Who Should Companies Look to in Order to Find Recommendations for Harnesses?
As an end-user, you want to speak with a fall protection specialist about harnesses because there is a lot that goes into the:
- Selection of a harness
- Proper fitment of a harness
- Application of the harness
What Are the Most Common Reasons for a Harness to Be Rejected?
The most common reasons a harness will be disqualified from service are:
- Illegible tag
- Heat damage
- UV damage
- People writing on their harness with a marker on the load-bearing webbing
Are Written Records of Inspections Required?
Yes. Written records are required for your periodic inspection. You will want to have a copy of the most recent periodic inspection on file. Mazzella recommends you keep the inspection records year over year.
Can a Harness Be Returned to Service?
The only time a harness can be returned to service if it has passed the visual inspection.
While there have been discussions about this, the person conducting the harness inspections has been deemed the competent person at that time. They’re making the decision. No person in your organization can overturn their decision.
Why Is Personal Fall Protection so Important?
According to OSHA Publication 2056, there are nearly 6,000 workplace fatalities in the United States and 50,000 deaths due to workplace-related illnesses each year. Also, there are 5.7 million non-fatal workplace injuries, and those injuries alone cost U.S. businesses over $125 billion annually.
Falls are the leading cause of death in the construction industry, and most fatalities happen when employees fall from open-sided floors and through floor openings. Falls from as little as 4’ to 6’ can cause long-term time away from work, or death, which means all open-sided floors and platforms 6’ or more in height must be guarded.
Personal fall protection involves the use of several components, including:
- Anchor point
- Self-retracting lanyard (SRL)
What is an anchor point? Anchor points serve as the secure point for lanyards, lifelines, or other deceleration devices, which is part of the short lanyard attached to the rope grab and body harness.
There are two types of anchor points:
With temporary anchor points, employees should use solid structures, such as structural support members.
Permanent anchorage points must be designed by a qualified person and approved by a registered professional engineer. These points must have a safety factor of at least twice the maximum anticipated force during a fall. ( Download: Inspecting Fall protection Equipment Forms )
When Are Harnesses Required to Be Used?
ANSI defines an “active” fall protection system as “a means of providing fall protection that requires workers to take specific actions, including wearing, and otherwise using personal fall protection equipment and following prescribed procedures. Examples include travel restraint and fall arrest systems.”

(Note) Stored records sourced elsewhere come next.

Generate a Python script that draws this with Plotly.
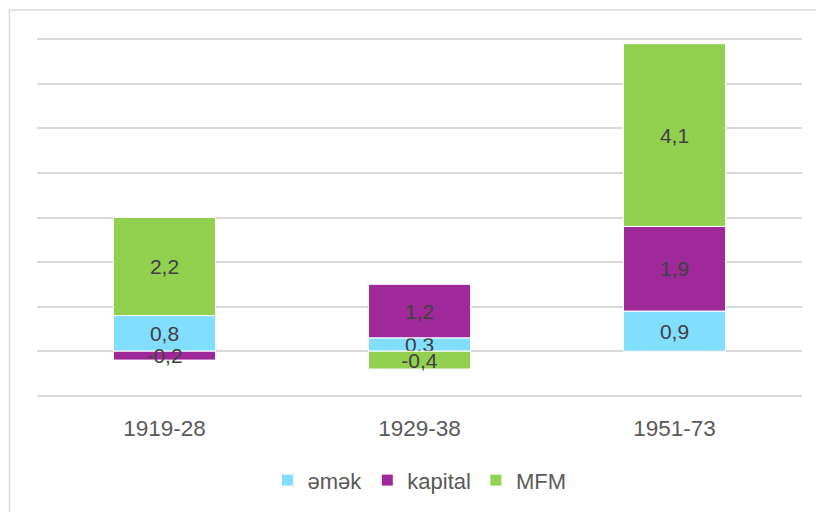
import plotly.graph_objects as go

categories = ["1919-28", "1929-38", "1951-73"]
emek = [0.8, 0.3, 0.9]
kapital = [-0.2, 1.2, 1.9]
mfm = [2.2, -0.4, 4.1]
series_names = ["əmək", "kapital", "MFM"]
colors = ["#82DEFF", "#A0299A", "#92D050"]

FONT = "Liberation Sans, Arial, sans-serif"
TXT = "#404040"
TICK = "#595959"

fig = go.Figure()
for name, vals, col in zip(series_names, [emek, kapital, mfm], colors):
    fig.add_trace(go.Bar(
        x=categories, y=vals, name=name,
        marker=dict(color=col, line=dict(color="white", width=1)),
        texttemplate="%{y:.1f}", textposition="inside",
        insidetextanchor="middle", textangle=0,
        textfont=dict(family=FONT, size=21, color=TXT),
        cliponaxis=False,
    ))

fig.update_layout(
    barmode="relative",
    bargap=0.6,
    separators=",.",
    width=824, height=512,
    margin=dict(l=29, r=30, t=29, b=122, autoexpand=False),
    paper_bgcolor="white", plot_bgcolor="white",
    font=dict(family=FONT, color=TICK),
    uniformtext=dict(minsize=21, mode="show"),
    xaxis=dict(showline=False, showgrid=False, ticks="",
               ticklabelstandoff=14,
               tickfont=dict(family=FONT, size=22.5, color=TICK)),
    yaxis=dict(range=[-1.05, 7.05], dtick=1, showticklabels=False,
               showgrid=True, gridcolor="#D9D9D9", gridwidth=1.5,
               zeroline=False, showline=False, fixedrange=True),
    legend=dict(orientation="h", x=0.5, xanchor="center", y=-0.228,
                yanchor="middle", font=dict(family=FONT, size=22, color=TICK),
                itemwidth=30, traceorder="normal"),
    showlegend=True,
)
fig.add_shape(type="rect", xref="paper", yref="paper",
              x0=-0.036, x1=1.2, y0=-0.6, y1=1.075,
              line=dict(color="#D9D9D9", width=1.5), layer="below")

fig.write_html("out.html")
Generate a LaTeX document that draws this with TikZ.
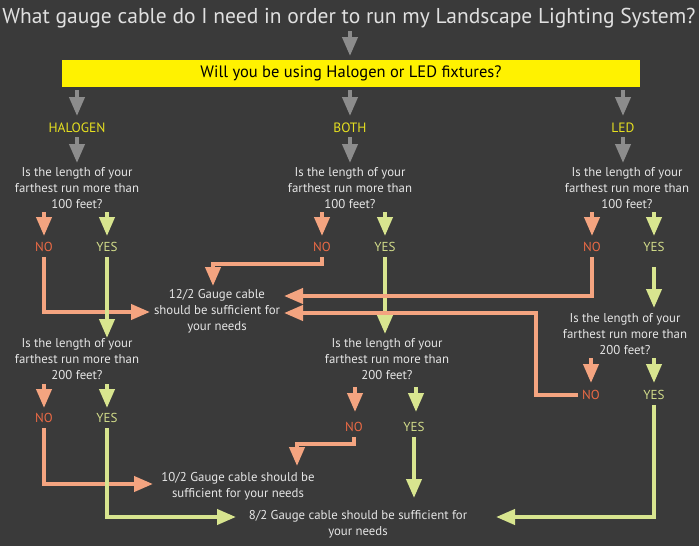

OSHA 1926.501(M) defines fall protection as being the responsibility of “each employee on a walking/working surface (horizontal and vertical surface) with an unprotected side or edge which is 6’ (1.8 m) or more above a lower level shall be protected from falling by the use of guardrail systems, safety net systems, or personal fall arrest systems.”
Harnesses and lanyards are used when working on jobs that have a risk of a fall hazard that can’t be removed.
According to the ANSI/ASSP Z359.11 standard, “full-body harnesses (FBHs) should be used in occupations requiring personal protection against falls from heights, and if required, shall allow for the specialized functions of travel restraint, positioning, suspension, and/or rescue.”